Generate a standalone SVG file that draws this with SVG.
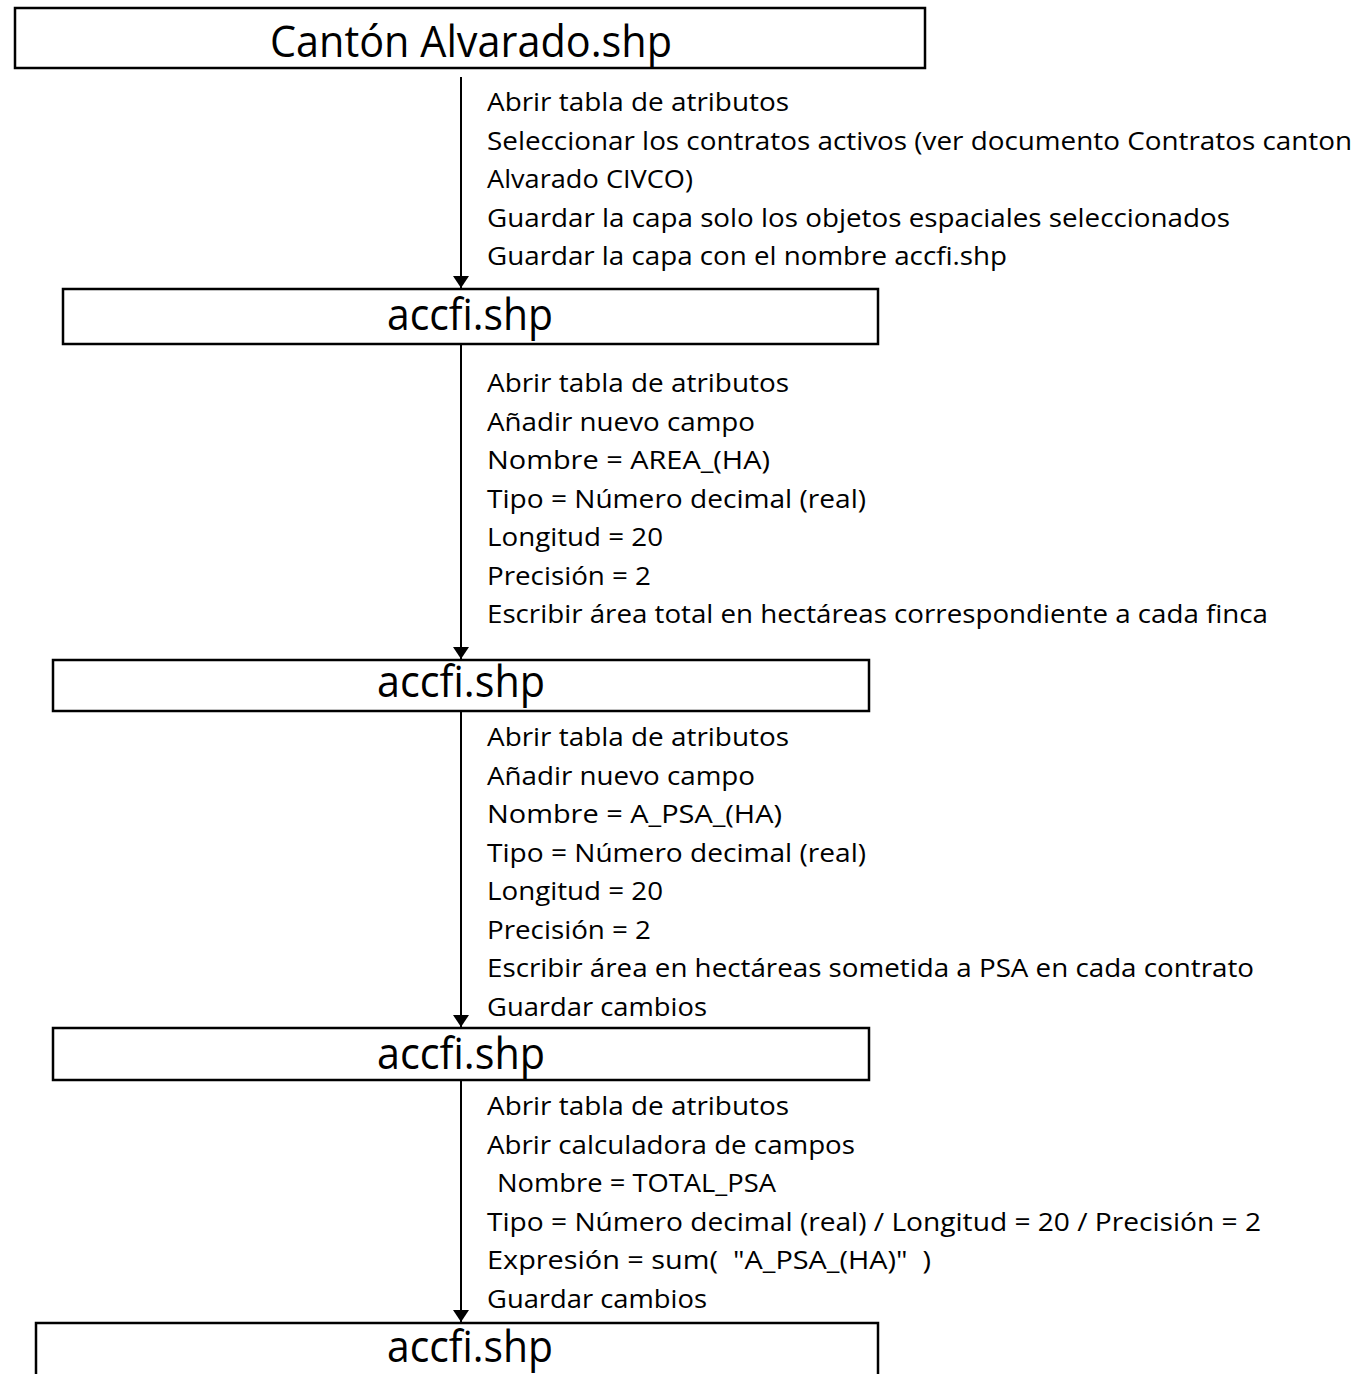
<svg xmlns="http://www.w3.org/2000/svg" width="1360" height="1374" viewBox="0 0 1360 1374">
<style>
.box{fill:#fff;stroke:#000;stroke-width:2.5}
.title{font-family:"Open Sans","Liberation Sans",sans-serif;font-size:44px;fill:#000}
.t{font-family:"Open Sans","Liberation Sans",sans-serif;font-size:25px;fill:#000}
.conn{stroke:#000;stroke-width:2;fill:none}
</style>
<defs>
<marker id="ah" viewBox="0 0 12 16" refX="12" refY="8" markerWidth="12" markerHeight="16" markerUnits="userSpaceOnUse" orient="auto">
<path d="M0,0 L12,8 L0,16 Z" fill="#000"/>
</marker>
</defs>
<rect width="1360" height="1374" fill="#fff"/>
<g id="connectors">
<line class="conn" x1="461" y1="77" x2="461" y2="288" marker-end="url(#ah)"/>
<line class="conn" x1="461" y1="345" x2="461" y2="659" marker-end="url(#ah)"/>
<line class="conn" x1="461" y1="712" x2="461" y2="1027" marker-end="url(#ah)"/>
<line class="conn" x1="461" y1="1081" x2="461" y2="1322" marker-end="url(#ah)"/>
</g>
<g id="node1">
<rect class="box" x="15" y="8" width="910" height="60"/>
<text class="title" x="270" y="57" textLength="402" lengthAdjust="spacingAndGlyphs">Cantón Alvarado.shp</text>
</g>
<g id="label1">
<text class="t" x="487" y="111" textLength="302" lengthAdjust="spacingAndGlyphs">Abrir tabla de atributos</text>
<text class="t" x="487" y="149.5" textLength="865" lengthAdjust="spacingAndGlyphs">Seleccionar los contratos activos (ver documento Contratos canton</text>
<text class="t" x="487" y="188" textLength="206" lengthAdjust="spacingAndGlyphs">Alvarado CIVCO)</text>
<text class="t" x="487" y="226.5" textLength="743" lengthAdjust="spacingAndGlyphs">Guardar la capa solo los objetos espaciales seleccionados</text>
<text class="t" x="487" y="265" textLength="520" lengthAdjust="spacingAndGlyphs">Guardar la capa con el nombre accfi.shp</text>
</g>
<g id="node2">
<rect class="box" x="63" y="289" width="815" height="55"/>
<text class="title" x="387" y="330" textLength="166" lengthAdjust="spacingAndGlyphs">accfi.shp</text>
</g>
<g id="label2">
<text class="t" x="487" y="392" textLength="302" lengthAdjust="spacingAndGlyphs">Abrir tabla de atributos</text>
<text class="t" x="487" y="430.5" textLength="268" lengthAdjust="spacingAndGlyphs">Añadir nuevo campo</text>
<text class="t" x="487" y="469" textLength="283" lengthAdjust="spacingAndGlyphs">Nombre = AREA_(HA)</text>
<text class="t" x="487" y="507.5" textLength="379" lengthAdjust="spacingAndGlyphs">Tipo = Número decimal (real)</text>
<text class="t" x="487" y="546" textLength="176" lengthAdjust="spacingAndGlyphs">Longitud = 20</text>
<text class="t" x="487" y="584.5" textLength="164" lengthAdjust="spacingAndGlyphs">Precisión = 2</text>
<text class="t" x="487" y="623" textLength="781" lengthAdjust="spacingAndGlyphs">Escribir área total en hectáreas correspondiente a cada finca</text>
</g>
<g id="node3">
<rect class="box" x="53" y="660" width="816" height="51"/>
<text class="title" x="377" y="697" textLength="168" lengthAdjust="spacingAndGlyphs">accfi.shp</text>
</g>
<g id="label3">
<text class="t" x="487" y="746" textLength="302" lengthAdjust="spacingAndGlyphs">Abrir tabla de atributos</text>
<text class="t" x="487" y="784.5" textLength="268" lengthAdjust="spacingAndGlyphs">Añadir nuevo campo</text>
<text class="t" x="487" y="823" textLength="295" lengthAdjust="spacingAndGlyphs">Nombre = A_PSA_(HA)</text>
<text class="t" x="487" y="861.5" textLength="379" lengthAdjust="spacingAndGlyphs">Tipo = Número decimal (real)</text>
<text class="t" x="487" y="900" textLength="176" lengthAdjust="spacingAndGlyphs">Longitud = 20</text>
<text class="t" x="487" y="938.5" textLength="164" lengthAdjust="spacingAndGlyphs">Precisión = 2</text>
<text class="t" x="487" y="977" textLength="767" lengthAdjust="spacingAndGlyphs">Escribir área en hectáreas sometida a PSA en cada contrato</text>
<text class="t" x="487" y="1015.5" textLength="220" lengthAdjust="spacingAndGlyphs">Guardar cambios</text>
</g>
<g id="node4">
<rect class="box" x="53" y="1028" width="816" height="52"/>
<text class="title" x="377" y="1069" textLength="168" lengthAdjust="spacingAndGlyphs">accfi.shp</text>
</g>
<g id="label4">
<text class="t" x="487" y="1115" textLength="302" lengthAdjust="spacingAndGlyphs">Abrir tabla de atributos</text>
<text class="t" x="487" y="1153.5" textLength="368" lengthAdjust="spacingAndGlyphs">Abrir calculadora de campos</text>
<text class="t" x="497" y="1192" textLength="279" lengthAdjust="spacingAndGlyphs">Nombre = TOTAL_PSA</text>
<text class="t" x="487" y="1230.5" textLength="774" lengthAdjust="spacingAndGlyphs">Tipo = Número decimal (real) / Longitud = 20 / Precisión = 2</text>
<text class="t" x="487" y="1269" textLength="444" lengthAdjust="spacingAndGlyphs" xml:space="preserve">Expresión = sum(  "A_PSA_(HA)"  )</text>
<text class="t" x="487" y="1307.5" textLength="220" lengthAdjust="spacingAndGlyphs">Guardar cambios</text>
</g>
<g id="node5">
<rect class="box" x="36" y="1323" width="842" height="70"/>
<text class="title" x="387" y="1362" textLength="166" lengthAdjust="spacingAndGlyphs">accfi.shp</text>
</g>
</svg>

● Written task
Reproduce every line above as written, skipping pictures.

● Answer
Generate a standalone SVG file that draws this with SVG.
<svg xmlns="http://www.w3.org/2000/svg" width="1360" height="1374" viewBox="0 0 1360 1374">
<style>
.box{fill:#fff;stroke:#000;stroke-width:2.5}
.title{font-family:"Open Sans","Liberation Sans",sans-serif;font-size:44px;fill:#000}
.t{font-family:"Open Sans","Liberation Sans",sans-serif;font-size:25px;fill:#000}
.conn{stroke:#000;stroke-width:2;fill:none}
</style>
<defs>
<marker id="ah" viewBox="0 0 12 16" refX="12" refY="8" markerWidth="12" markerHeight="16" markerUnits="userSpaceOnUse" orient="auto">
<path d="M0,0 L12,8 L0,16 Z" fill="#000"/>
</marker>
</defs>
<rect width="1360" height="1374" fill="#fff"/>
<g id="connectors">
<line class="conn" x1="461" y1="77" x2="461" y2="288" marker-end="url(#ah)"/>
<line class="conn" x1="461" y1="345" x2="461" y2="659" marker-end="url(#ah)"/>
<line class="conn" x1="461" y1="712" x2="461" y2="1027" marker-end="url(#ah)"/>
<line class="conn" x1="461" y1="1081" x2="461" y2="1322" marker-end="url(#ah)"/>
</g>
<g id="node1">
<rect class="box" x="15" y="8" width="910" height="60"/>
<text class="title" x="270" y="57" textLength="402" lengthAdjust="spacingAndGlyphs">Cantón Alvarado.shp</text>
</g>
<g id="label1">
<text class="t" x="487" y="111" textLength="302" lengthAdjust="spacingAndGlyphs">Abrir tabla de atributos</text>
<text class="t" x="487" y="149.5" textLength="865" lengthAdjust="spacingAndGlyphs">Seleccionar los contratos activos (ver documento Contratos canton</text>
<text class="t" x="487" y="188" textLength="206" lengthAdjust="spacingAndGlyphs">Alvarado CIVCO)</text>
<text class="t" x="487" y="226.5" textLength="743" lengthAdjust="spacingAndGlyphs">Guardar la capa solo los objetos espaciales seleccionados</text>
<text class="t" x="487" y="265" textLength="520" lengthAdjust="spacingAndGlyphs">Guardar la capa con el nombre accfi.shp</text>
</g>
<g id="node2">
<rect class="box" x="63" y="289" width="815" height="55"/>
<text class="title" x="387" y="330" textLength="166" lengthAdjust="spacingAndGlyphs">accfi.shp</text>
</g>
<g id="label2">
<text class="t" x="487" y="392" textLength="302" lengthAdjust="spacingAndGlyphs">Abrir tabla de atributos</text>
<text class="t" x="487" y="430.5" textLength="268" lengthAdjust="spacingAndGlyphs">Añadir nuevo campo</text>
<text class="t" x="487" y="469" textLength="283" lengthAdjust="spacingAndGlyphs">Nombre = AREA_(HA)</text>
<text class="t" x="487" y="507.5" textLength="379" lengthAdjust="spacingAndGlyphs">Tipo = Número decimal (real)</text>
<text class="t" x="487" y="546" textLength="176" lengthAdjust="spacingAndGlyphs">Longitud = 20</text>
<text class="t" x="487" y="584.5" textLength="164" lengthAdjust="spacingAndGlyphs">Precisión = 2</text>
<text class="t" x="487" y="623" textLength="781" lengthAdjust="spacingAndGlyphs">Escribir área total en hectáreas correspondiente a cada finca</text>
</g>
<g id="node3">
<rect class="box" x="53" y="660" width="816" height="51"/>
<text class="title" x="377" y="697" textLength="168" lengthAdjust="spacingAndGlyphs">accfi.shp</text>
</g>
<g id="label3">
<text class="t" x="487" y="746" textLength="302" lengthAdjust="spacingAndGlyphs">Abrir tabla de atributos</text>
<text class="t" x="487" y="784.5" textLength="268" lengthAdjust="spacingAndGlyphs">Añadir nuevo campo</text>
<text class="t" x="487" y="823" textLength="295" lengthAdjust="spacingAndGlyphs">Nombre = A_PSA_(HA)</text>
<text class="t" x="487" y="861.5" textLength="379" lengthAdjust="spacingAndGlyphs">Tipo = Número decimal (real)</text>
<text class="t" x="487" y="900" textLength="176" lengthAdjust="spacingAndGlyphs">Longitud = 20</text>
<text class="t" x="487" y="938.5" textLength="164" lengthAdjust="spacingAndGlyphs">Precisión = 2</text>
<text class="t" x="487" y="977" textLength="767" lengthAdjust="spacingAndGlyphs">Escribir área en hectáreas sometida a PSA en cada contrato</text>
<text class="t" x="487" y="1015.5" textLength="220" lengthAdjust="spacingAndGlyphs">Guardar cambios</text>
</g>
<g id="node4">
<rect class="box" x="53" y="1028" width="816" height="52"/>
<text class="title" x="377" y="1069" textLength="168" lengthAdjust="spacingAndGlyphs">accfi.shp</text>
</g>
<g id="label4">
<text class="t" x="487" y="1115" textLength="302" lengthAdjust="spacingAndGlyphs">Abrir tabla de atributos</text>
<text class="t" x="487" y="1153.5" textLength="368" lengthAdjust="spacingAndGlyphs">Abrir calculadora de campos</text>
<text class="t" x="497" y="1192" textLength="279" lengthAdjust="spacingAndGlyphs">Nombre = TOTAL_PSA</text>
<text class="t" x="487" y="1230.5" textLength="774" lengthAdjust="spacingAndGlyphs">Tipo = Número decimal (real) / Longitud = 20 / Precisión = 2</text>
<text class="t" x="487" y="1269" textLength="444" lengthAdjust="spacingAndGlyphs" xml:space="preserve">Expresión = sum(  "A_PSA_(HA)"  )</text>
<text class="t" x="487" y="1307.5" textLength="220" lengthAdjust="spacingAndGlyphs">Guardar cambios</text>
</g>
<g id="node5">
<rect class="box" x="36" y="1323" width="842" height="70"/>
<text class="title" x="387" y="1362" textLength="166" lengthAdjust="spacingAndGlyphs">accfi.shp</text>
</g>
</svg>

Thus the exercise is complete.